Review Film “Wonderful Life”: Tentang Mecintai dengan Lebih Baik

by SINEDU.ID


Posted on November 28, 2016 | Review Film


Image

oleh: Najelaa Shihab (Keluarga Kita & Sinedu.id)

Sebagai penikmat film, saya sering membedakan pengalaman menonton berdasarkan apa yang dirasakan setelah film usai. Sebagian membuat kita ingin segera berbagi dan melakukan apa yang kita pikirkan, sebagian yang lain mendorong kita berefleksi dan menata kembali memori. “Wonderful Life” melakukan keduanya–kita bisa kembali belajar prinsip-prinsip utama pengasuhannya Keluarga Kita.

Saya selalu percaya bahwa:

– Tugas menjadi orangtua adalah perjalanan maraton, yang membuat kita harus mengutamakan kepentingan jangka panjang dan tidak mengambil jalan pintas.
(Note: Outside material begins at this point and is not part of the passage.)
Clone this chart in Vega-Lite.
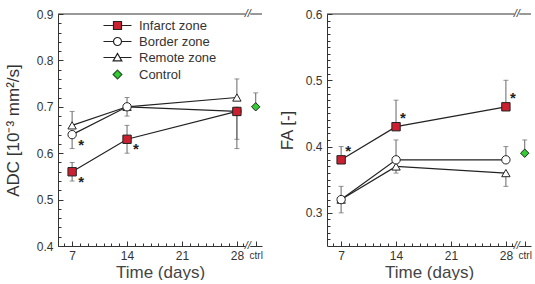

Amalia memilih kebahagiaan dan mengembangkan kemahiran Aqil, dibanding sekadar nilai dan naik kelas.

– Orangtua yang berhasil selalu punya aspirasi positif dan selalu percaya bahwa anak bisa, bahkan sebelum anak membuktikan dirinya bisa. Aqil menunjukkan bahwa ia mampu menghadapi tantangan justru di saat Umi-nya melompati rasa ragunya terlebih dulu.

– Mencintai di saat sulit, tanpa syarat. Pedih hati melihat bagaimana seorang ibu dan ayah bergulat dengan kebutuhan emosinya sendiri di saat anak justru membutuhkannya untuk sensitif dan responsif terhadap kebutuhan sang anak. Proses ini memang selalu sulit, ujian luar biasa buat semua orangtua.
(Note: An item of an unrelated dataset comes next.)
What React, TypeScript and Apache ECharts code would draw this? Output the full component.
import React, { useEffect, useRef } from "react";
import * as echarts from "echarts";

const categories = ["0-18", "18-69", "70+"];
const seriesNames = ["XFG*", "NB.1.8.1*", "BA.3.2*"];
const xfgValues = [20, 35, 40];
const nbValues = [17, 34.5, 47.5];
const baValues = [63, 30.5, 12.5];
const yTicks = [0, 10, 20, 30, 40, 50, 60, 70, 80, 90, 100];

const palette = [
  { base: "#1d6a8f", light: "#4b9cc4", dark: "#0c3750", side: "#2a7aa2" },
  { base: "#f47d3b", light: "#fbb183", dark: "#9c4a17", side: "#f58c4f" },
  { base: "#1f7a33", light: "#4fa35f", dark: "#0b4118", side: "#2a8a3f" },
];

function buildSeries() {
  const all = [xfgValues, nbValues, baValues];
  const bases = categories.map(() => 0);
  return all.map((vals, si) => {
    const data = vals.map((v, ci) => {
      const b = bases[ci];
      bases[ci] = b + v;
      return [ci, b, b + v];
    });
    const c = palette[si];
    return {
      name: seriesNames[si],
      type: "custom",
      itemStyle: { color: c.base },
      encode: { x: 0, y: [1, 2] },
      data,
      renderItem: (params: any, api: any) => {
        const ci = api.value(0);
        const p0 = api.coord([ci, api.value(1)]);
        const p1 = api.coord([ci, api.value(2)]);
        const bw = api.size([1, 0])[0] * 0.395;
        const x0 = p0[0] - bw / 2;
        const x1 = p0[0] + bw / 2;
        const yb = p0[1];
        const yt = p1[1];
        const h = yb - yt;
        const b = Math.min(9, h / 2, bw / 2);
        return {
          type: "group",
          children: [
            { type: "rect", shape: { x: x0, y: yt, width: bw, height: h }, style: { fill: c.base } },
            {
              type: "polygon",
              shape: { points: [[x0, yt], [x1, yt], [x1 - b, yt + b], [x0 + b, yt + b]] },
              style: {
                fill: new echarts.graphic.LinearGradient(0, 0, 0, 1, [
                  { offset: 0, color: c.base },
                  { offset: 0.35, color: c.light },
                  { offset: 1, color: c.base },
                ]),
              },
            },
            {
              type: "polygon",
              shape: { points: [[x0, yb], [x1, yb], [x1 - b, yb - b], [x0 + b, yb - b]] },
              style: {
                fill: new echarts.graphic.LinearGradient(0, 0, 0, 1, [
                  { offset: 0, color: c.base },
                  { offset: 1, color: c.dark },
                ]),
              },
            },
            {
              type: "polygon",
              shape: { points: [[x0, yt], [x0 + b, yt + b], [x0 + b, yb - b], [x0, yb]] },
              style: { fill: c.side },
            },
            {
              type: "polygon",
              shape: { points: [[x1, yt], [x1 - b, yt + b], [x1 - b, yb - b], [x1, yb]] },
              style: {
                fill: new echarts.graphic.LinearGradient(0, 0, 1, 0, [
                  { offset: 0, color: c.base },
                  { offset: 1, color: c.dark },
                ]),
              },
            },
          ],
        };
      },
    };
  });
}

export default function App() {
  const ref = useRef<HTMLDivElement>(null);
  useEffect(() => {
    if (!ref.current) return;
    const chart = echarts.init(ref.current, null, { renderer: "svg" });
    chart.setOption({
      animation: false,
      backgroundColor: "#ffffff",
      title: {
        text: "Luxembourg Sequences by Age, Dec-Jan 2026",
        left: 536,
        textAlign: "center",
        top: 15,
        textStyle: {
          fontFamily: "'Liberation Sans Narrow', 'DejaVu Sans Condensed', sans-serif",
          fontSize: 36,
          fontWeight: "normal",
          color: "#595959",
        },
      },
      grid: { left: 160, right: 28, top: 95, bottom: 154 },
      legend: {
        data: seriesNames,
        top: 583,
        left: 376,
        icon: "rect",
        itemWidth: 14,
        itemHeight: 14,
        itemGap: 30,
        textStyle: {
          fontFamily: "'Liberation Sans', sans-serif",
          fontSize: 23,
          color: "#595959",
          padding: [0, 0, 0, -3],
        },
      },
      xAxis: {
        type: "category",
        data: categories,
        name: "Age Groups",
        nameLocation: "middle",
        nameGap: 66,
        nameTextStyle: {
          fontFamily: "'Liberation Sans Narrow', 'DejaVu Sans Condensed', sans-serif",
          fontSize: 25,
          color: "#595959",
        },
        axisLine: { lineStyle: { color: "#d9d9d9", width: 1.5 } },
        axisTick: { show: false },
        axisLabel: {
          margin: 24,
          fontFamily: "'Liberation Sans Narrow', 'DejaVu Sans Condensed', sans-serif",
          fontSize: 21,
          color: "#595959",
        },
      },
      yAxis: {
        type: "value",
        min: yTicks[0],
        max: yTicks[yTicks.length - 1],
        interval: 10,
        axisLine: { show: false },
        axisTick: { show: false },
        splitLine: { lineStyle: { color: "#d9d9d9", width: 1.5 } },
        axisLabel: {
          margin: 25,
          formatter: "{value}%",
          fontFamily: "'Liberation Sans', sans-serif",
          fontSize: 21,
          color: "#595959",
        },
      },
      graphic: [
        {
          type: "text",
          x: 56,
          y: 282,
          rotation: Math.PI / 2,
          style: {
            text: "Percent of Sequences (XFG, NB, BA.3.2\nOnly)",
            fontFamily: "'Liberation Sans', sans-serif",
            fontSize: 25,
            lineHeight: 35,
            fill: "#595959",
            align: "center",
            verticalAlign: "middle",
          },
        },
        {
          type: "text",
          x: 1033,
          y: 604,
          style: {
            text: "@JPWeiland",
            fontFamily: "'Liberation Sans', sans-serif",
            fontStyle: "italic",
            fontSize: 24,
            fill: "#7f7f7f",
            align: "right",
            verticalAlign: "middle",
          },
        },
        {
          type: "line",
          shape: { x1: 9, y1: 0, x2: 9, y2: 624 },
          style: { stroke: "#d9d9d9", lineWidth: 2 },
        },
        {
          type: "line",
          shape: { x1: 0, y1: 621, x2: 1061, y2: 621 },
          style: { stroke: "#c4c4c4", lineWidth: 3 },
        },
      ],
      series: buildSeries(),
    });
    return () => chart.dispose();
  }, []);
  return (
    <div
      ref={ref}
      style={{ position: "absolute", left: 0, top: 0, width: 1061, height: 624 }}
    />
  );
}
– Memahami bahwa melakukan kesalahan adalah bagian dari proses belajar anak dan pertumbuhan peran kita sebagai orangtua. Amalia dan Kakek-Nenek Aqil menjadi contoh bahwa meminta maaf kepada anak adalah bagian dari kesempatan baru kita setiap hari untuk menjadi lebih baik.

– Bermain bersama adalah kesenangan yang menguatkan hubungan. Bersahabat dengan alam, berdekatan secara fisik, semua menjadi candu yang mendorong Amalia dan Aqil semakin menyadari betapa mereka saling membutuhkan.

Pengalaman menonton ini menjadi pengalaman positif buat seluruh keluarga. Angga Sasongko, salah seorang produsernya, mengatakan bahwa film ini adalah, “Produksi Visinema Pictures yang paling ringan.” Tapi saya percaya justru di sini kekuatannya, karena di dunia pendidikan, salah satu yang paling sulit dalam menyampaikan pesan adalah merangsang pemahaman mendalam muncul lewat pengalaman sederhana.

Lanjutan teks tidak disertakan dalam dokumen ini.